Despite the deadline being just months away, much of the US commercial real estate industry has yet to transition a significant amount of LIBOR-tied loans over to SOFR, according to a report published in September 2022.
For context, the Alternative Reference Rates Committee recorded $6.2 trillion in outstanding LIBOR-based US business and consumer loans at the end of 2020. Of those loans, an estimated $3.2 trillion will expire after June 202.
While there is no official count on how many are transitioning to SOFR lending arrangements, industry experts agree that it is a significant number.
Numerous creditors have started contacting borrowers to make the switch to SOFR go smoother by the cutoff date of 30 June 2023. But a good percentage of LIBOR loans have yet to be transitioned.
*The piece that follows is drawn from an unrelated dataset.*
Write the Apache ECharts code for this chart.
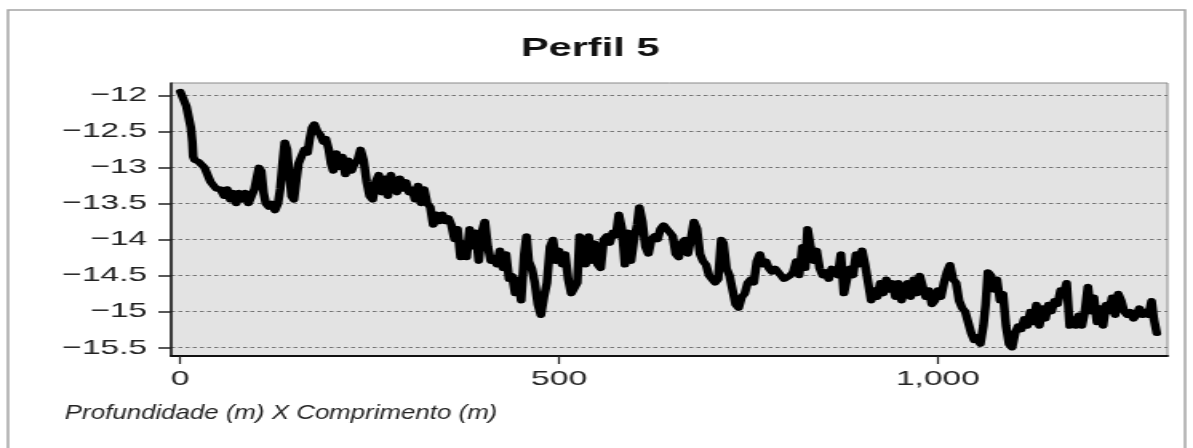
<!DOCTYPE html>
<html>
<head>
<meta charset="utf-8">
<title>Perfil 5</title>
<script src="https://cdn.jsdelivr.net/npm/echarts@6/dist/echarts.min.js"></script>
<style>
  html, body { margin: 0; padding: 0; background: #fff; overflow: hidden; }
  #wrap { width: 1193px; height: 448px; overflow: hidden; }
  /* the chart is laid out narrow and widened, giving its wide lettering */
  #chart { width: 746px; height: 448px; transform: scaleX(1.5992); transform-origin: 0 0; }
</style>
</head>
<body>
<div id="wrap"><div id="chart"></div></div>
<script>
// Distance along the profile (m)
const distance = [
  0, 4, 8, 11, 14, 16, 17, 19, 24, 28, 32, 36, 40, 44, 48, 53, 58, 62, 66, 70,
  74, 78, 82, 86, 90, 94, 98, 101, 104, 107, 110, 113, 117, 121, 125, 129, 132, 135, 138, 141,
  144, 147, 150, 153, 156, 160, 164, 168, 171, 174, 177, 181, 185, 189, 192, 196, 199, 202, 206, 210,
  214, 218, 222, 226, 230, 234, 238, 242, 246, 250, 254, 258, 262, 266, 270, 274, 278, 282, 286, 290,
  294, 298, 302, 306, 310, 314, 318, 322, 326, 330, 334, 338, 342, 346, 350, 354, 358, 362, 366, 370,
  374, 378, 382, 386, 390, 394, 398, 402, 406, 410, 414, 418, 422, 426, 430, 434, 438, 442, 446, 450,
  454, 457, 460, 464, 468, 472, 476, 480, 484, 488, 492, 496, 500, 504, 508, 512, 516, 520, 524, 527,
  531, 535, 539, 543, 547, 551, 555, 559, 563, 567, 571, 575, 579, 583, 587, 591, 595, 599, 603, 606,
  610, 614, 618, 622, 626, 630, 634, 638, 642, 646, 650, 654, 658, 662, 666, 670, 674, 678, 682, 686,
  690, 694, 698, 702, 706, 710, 714, 717, 721, 725, 729, 733, 737, 741, 745, 749, 753, 757, 761, 765,
  769, 773, 777, 781, 785, 789, 793, 797, 801, 805, 809, 813, 817, 821, 825, 828, 832, 836, 840, 844,
  848, 852, 856, 860, 864, 868, 872, 876, 880, 884, 888, 892, 896, 900, 904, 908, 912, 916, 920, 924,
  928, 932, 936, 940, 944, 948, 952, 956, 960, 964, 968, 972, 976, 980, 984, 988, 992, 996, 1000, 1004,
  1008, 1012, 1016, 1020, 1024, 1028, 1032, 1036, 1040, 1044, 1048, 1052, 1056, 1060, 1063, 1066, 1070, 1074, 1078, 1082,
  1086, 1090, 1094, 1098, 1102, 1106, 1110, 1114, 1118, 1122, 1126, 1130, 1134, 1138, 1142, 1146, 1150, 1154, 1158, 1162,
  1166, 1170, 1174, 1178, 1182, 1186, 1190, 1194, 1198, 1202, 1206, 1210, 1214, 1218, 1222, 1226, 1230, 1234, 1238, 1242,
  1246, 1250, 1254, 1258, 1262, 1266, 1270, 1274, 1278, 1282, 1285, 1289
];

// Depth (m) at each distance
const depth = [
  -11.95, -12.05, -12.15, -12.3, -12.45, -12.65, -12.85, -12.9, -12.92, -12.9, -13.0, -13.1, -13.2, -13.25, -13.3, -13.3, -13.4, -13.3, -13.45, -13.35,
  -13.5, -13.35, -13.45, -13.35, -13.5, -13.4, -13.3, -13.15, -13.0, -13.05, -13.35, -13.5, -13.55, -13.5, -13.6, -13.5, -13.3, -12.95, -12.65, -12.75,
  -13.1, -13.4, -13.45, -13.2, -12.95, -12.85, -12.75, -12.8, -12.6, -12.45, -12.4, -12.5, -12.55, -12.65, -12.6, -12.75, -12.95, -13.05, -12.8, -13.0,
  -12.85, -13.1, -12.9, -13.05, -12.95, -12.9, -12.75, -12.9, -13.2, -13.4, -13.45, -13.2, -13.1, -13.35, -13.15, -13.4, -13.1, -13.25, -13.35, -13.15,
  -13.3, -13.2, -13.35, -13.3, -13.45, -13.25, -13.5, -13.3, -13.5, -13.55, -13.8, -13.65, -13.75, -13.65, -13.75, -13.7, -13.8, -14.0, -13.85, -14.25,
  -14.05, -14.25, -13.85, -14.1, -13.9, -14.3, -13.9, -13.75, -14.1, -14.3, -14.25, -14.35, -14.15, -14.4, -14.2, -14.55, -14.5, -14.75, -14.55, -14.85,
  -14.2, -13.95, -14.3, -14.4, -14.6, -14.9, -15.05, -14.8, -14.6, -14.1, -14.0, -14.3, -14.15, -14.35, -14.2, -14.55, -14.75, -14.75, -14.6, -13.95,
  -14.05, -14.35, -13.95, -14.3, -14.05, -14.35, -14.4, -14.0, -13.95, -14.05, -13.9, -13.95, -13.65, -13.85, -14.35, -13.9, -14.3, -14.0, -13.8, -13.55,
  -13.75, -14.1, -14.2, -14.0, -13.95, -14.0, -13.85, -13.8, -13.85, -13.9, -13.95, -14.2, -14.25, -14.05, -14.0, -14.2, -14.0, -13.75, -13.85, -14.2,
  -14.3, -14.35, -14.5, -14.55, -14.6, -14.55, -14.0, -14.05, -14.4, -14.5, -14.5, -14.9, -14.95, -14.8, -14.75, -14.6, -14.55, -14.6, -14.3, -14.2,
  -14.35, -14.3, -14.4, -14.45, -14.4, -14.45, -14.5, -14.55, -14.55, -14.5, -14.45, -14.3, -14.5, -14.1, -14.4, -13.85, -14.1, -14.3, -14.15, -14.4,
  -14.5, -14.45, -14.55, -14.4, -14.4, -14.5, -14.2, -14.75, -14.55, -14.4, -14.5, -14.2, -14.35, -14.15, -14.35, -14.6, -14.85, -14.7, -14.8, -14.6,
  -14.75, -14.55, -14.7, -14.6, -14.8, -14.6, -14.85, -14.7, -14.6, -14.8, -14.55, -14.75, -14.5, -14.65, -14.8, -14.7, -14.9, -14.85, -14.7, -14.8,
  -14.6, -14.45, -14.35, -14.55, -14.6, -14.85, -14.95, -15.0, -15.15, -15.3, -15.4, -15.35, -15.45, -15.2, -14.9, -14.45, -14.5, -14.7, -14.55, -14.85,
  -14.75, -15.2, -15.45, -15.5, -15.3, -15.2, -15.25, -15.1, -15.2, -15.0, -15.15, -14.9, -15.2, -14.95, -15.1, -14.9, -15.0, -14.85, -14.9, -14.7,
  -14.75, -14.6, -15.2, -15.1, -15.2, -15.05, -15.2, -15.0, -14.65, -15.0, -14.8, -15.15, -14.95, -15.2, -14.9, -15.0, -14.8, -15.05, -14.75, -14.85,
  -15.0, -15.05, -15.0, -15.1, -15.05, -14.95, -15.05, -15.0, -15.05, -14.85, -15.1, -15.3
];

// Tick values shown on each axis
const xTicks = [0, 500, 1000];
const yTicks = [-15.5, -15, -14.5, -14, -13.5, -13, -12.5, -12];

const titleText = 'Perfil 5';
const axisCaption = 'Profundidade (m) X Comprimento (m)';

const profile = distance.map((d, i) => [d, depth[i]]);

const FONT = '"Liberation Sans", Arial, sans-serif';

const chart = echarts.init(document.getElementById('chart'), null, { renderer: 'canvas' });

chart.setOption({
  animation: false,
  backgroundColor: '#ffffff',
  title: {
    text: titleText,
    left: 369,
    textAlign: 'center',
    top: 36,
    padding: 0,
    textStyle: { fontFamily: FONT, fontWeight: 'bold', fontSize: 26, color: '#111' }
  },
  graphic: [
    {
      type: 'rect',
      silent: true,
      z: -1,
      shape: { x: 5, y: 10, width: 736, height: 450 },
      style: { fill: 'none', stroke: '#a4a4a4', lineWidth: 1.5 }
    },
    {
      // caption under the x axis, set in a narrower cut than the tick labels
      type: 'text',
      silent: true,
      x: 40.5,
      y: 403,
      scaleX: 0.77,
      style: {
        text: axisCaption,
        fontFamily: FONT,
        fontStyle: 'italic',
        fontSize: 21,
        fill: '#222',
        verticalAlign: 'top'
      }
    }
  ],
  grid: {
    left: 107,
    right: 16,
    top: 83,
    bottom: 92,
    show: true,
    backgroundColor: '#e3e3e3',
    borderColor: '#8a8a8a',
    borderWidth: 1
  },
  xAxis: {
    type: 'value',
    min: -12,
    max: 1303,
    axisLine: { show: true, onZero: false, lineStyle: { color: '#111', width: 2 } },
    axisTick: { show: true, customValues: xTicks, length: 8, lineStyle: { color: '#222', width: 1.2 } },
    axisLabel: {
      customValues: xTicks,
      margin: 13,
      fontFamily: FONT,
      fontSize: 21,
      color: '#222',
      formatter: v => Number(v).toLocaleString('en-US')
    },
    splitLine: { show: false }
  },
  yAxis: {
    type: 'value',
    min: -15.615,
    max: -11.83,
    axisLine: { show: true, onZero: false, lineStyle: { color: '#111', width: 1.5 } },
    axisTick: { show: true, customValues: yTicks, length: 8, lineStyle: { color: '#222', width: 1.5 } },
    axisLabel: {
      customValues: yTicks,
      margin: 15,
      fontFamily: FONT,
      fontSize: 21,
      color: '#222',
      formatter: v => (v < 0 ? '\u2212' : '') + String(Math.abs(Math.round(v * 10) / 10))
    },
    splitLine: { show: true, lineStyle: { color: '#757575', width: 1, type: [2.5, 2] } }
  },
  series: [
    {
      type: 'line',
      data: profile,
      showSymbol: false,
      symbol: 'none',
      lineStyle: { color: '#000', width: 5.5, join: 'round', cap: 'round' },
      clip: true
    }
  ]
});
</script>
</body>
</html>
Moreover, market turbulence, reduced staff, and increasing activity in the commercial real estate sector will likely divert the attention of borrowers and lenders from this task.
Industry analysts also think that because LIBOR-based loans are usually short-term loans (three years on average), many creditors assume that borrowers will have already paid off their debt before June 2023.
In addition, many commercial real estate borrowers and lenders have contractual arrangements to automatically swap out LIBOR by the deadline. Hence, there was no need for them to begin an early transition.
But with the deadline approaching, there should be a significant increase in the transition rate in 2023.
What you can do
To ensure a smooth transition from LIBOR, a good majority of loan agreements contain fallback language providing lenders with the flexibility to set terms. Many of these loans will automatically transfer to a comparable SOFR rate.
If your contract does not have this clause, your lender may amend the document to clarify the switch. Reach out to your lender and ensure all aspects of the transition plan are thoroughly discussed.
With LIBOR’s imminent expiration, market participants must take the necessary steps to switch to alternative rates such as SOFR and adjust their existing contracts referencing LIBOR.
Even though the adoption of SOFR is elective, these precautions should be taken to continue providing accurate information and prevent any potential liabilities going forward.